ARLA addresses buy to let mortgage fraud

Posted on 06 June 2011 by LAN editorial team

Landlords can easily avoid mortgage scams by crooked tenants claiming to own they homes they rent, claims a letting agents’ group.Property investors are among the victims of mortgage frauds that have cost the Land registry around £26 million in pay outs since 2006.

Liz Richards, head of Legal and Policy at the Association of Residential Letting Agents (ARLA), says that the false applications could easily have been circumvented if landlords had simply set up a second address for official mail.

“ARLA members are advising all landlords to contact the Land Registry to ask that any formal notices to them be sent to an alternative address. This prevents tenants who are criminals intercepting this important correspondence,” said Richards.

Landlords left in debt

“This may seem a little extreme, but in our experience it goes some way towards deterring the misuse of such records.

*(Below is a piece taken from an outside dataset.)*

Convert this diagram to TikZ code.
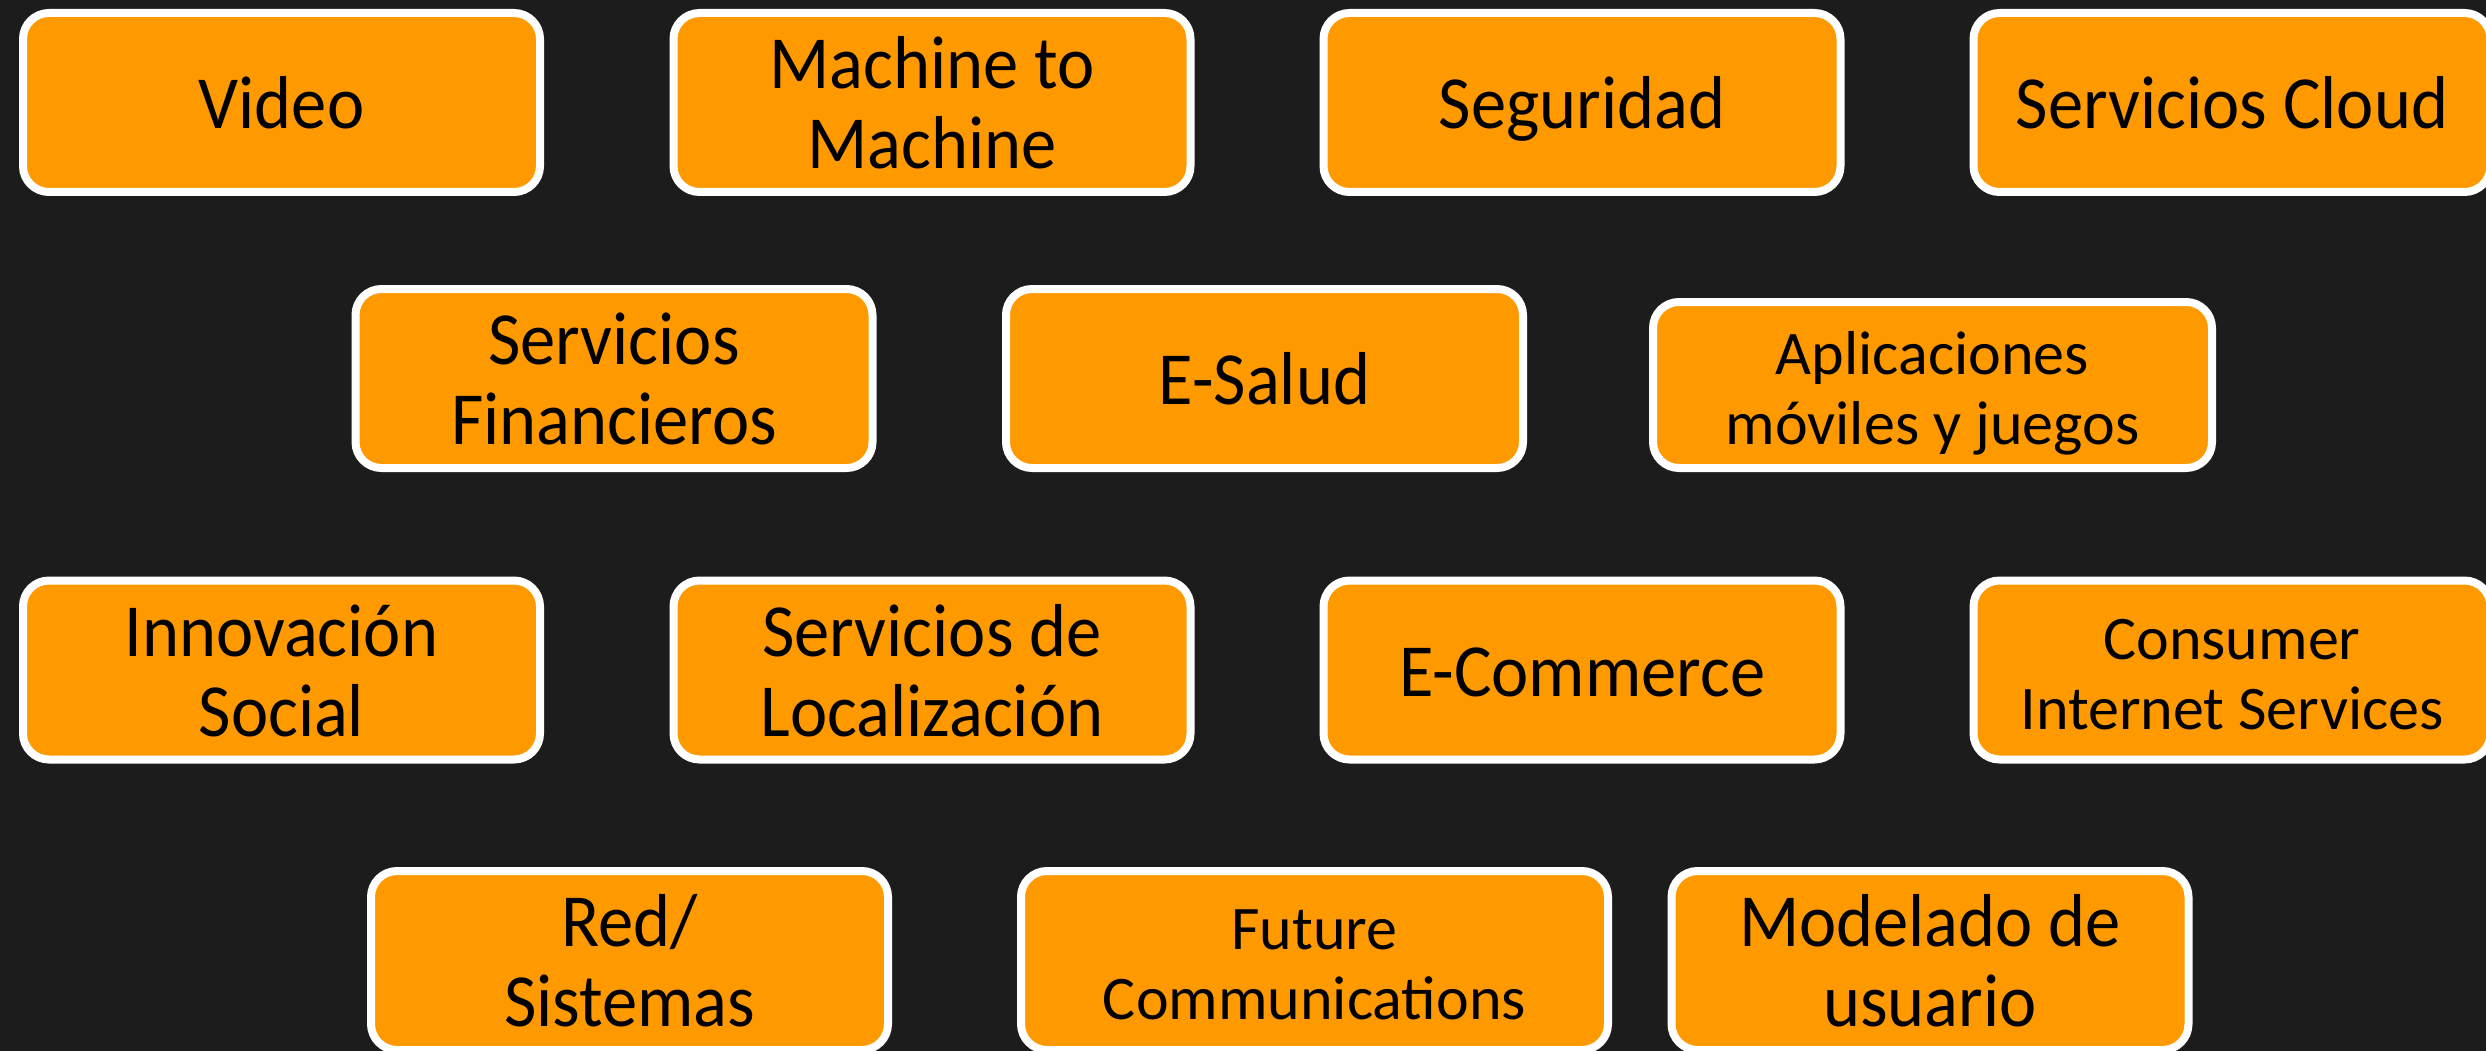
\documentclass[tikz,border=0pt]{standalone}
\usepackage{fontspec}
\setmainfont{Carlito}
\newfontfamily\bigf[FakeStretch=0.94]{Carlito}
\definecolor{bgc}{HTML}{1C1C1C}
\definecolor{org}{HTML}{FF9900}
\begin{document}
\begin{tikzpicture}[x=1pt,y=-1pt,
 box/.style={draw=white, fill=org, line width=8pt, rounded corners=26pt, minimum width=517pt, minimum height=179pt, align=center, inner sep=0pt, font=\bigf\fontsize{75}{80}\selectfont, text=black, text height=132pt, text depth=0pt},
 one/.style={text height=52pt, text depth=0pt},
 small/.style={font=\fontsize{62}{70}\selectfont, text height=118pt, text depth=0pt}]
\useasboundingbox (0,0) rectangle (2486,1051);
\fill[bgc] (0,0) rectangle (2486,1051);
\begin{scope}
\clip (0,0) rectangle (2486,1051);
\node[box,one] (video) at (281.5,102.5) {Video};
\node[box] (m2m) at (932,102.5) {Machine to\\Machine};
\node[box,one] (seg) at (1582,102.5) {Seguridad};
\node[box,one] (cloud) at (2232,102.5) {Servicios Cloud};
\node[box] (fin) at (614,378.5) {Servicios\\Financieros};
\node[box,one] (salud) at (1264.5,378.5) {E-Salud};
\node[box,small,minimum width=559pt,minimum height=166pt] (apps) at (1932.5,385) {Aplicaciones\\móviles y juegos};
\node[box] (innov) at (281.5,670) {Innovación\\Social};
\node[box] (loc) at (932,670) {Servicios de\\Localización};
\node[box,one] (ecom) at (1582,670) {E-Commerce};
\node[box,small] (cons) at (2232,670) {Consumer\\Internet Services};
\node[box] (red) at (629.5,960.5) {Red/\\Sistemas};
\node[box,small,minimum width=587pt] (fut) at (1314.5,960.5) {Future\\Communications};
\node[box] (mod) at (1930,960.5) {Modelado de\\usuario};
\end{scope}
\end{tikzpicture}
\end{document}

“Information that is now available on the internet makes it a lot easier for criminals to take out mortgages on properties they do not own, pocketing the money and leaving the legitimate owner in debt – with the stress and aggravation of retrieving title of their own property.

“From the experience of our agents, we have noticed the trend as flagged by the Land Registry and the punitive effect it is having on landlords particularly because by the time of discovery, the damage is already done.

Mortgage fraud is easier

“In practice as soon as the ‘tenant’ has got the mortgage funds they disappear. That is when the landlord becomes aware of the problem, when the rent fails to come in and the tenant has vanished.

Then it is only a matter of time before the debt collectors for the new mortgage come calling.”

Mortgage fraud is easier since land certificates went paperless in 2006 and are available tfor anyone to view online.

A landlord with a buy to let mortgage or where they have given notice of more than one address – their home address and their let property address – on the Land Registry records would have circumvented the crook’s plan as they would have seen letters about the con.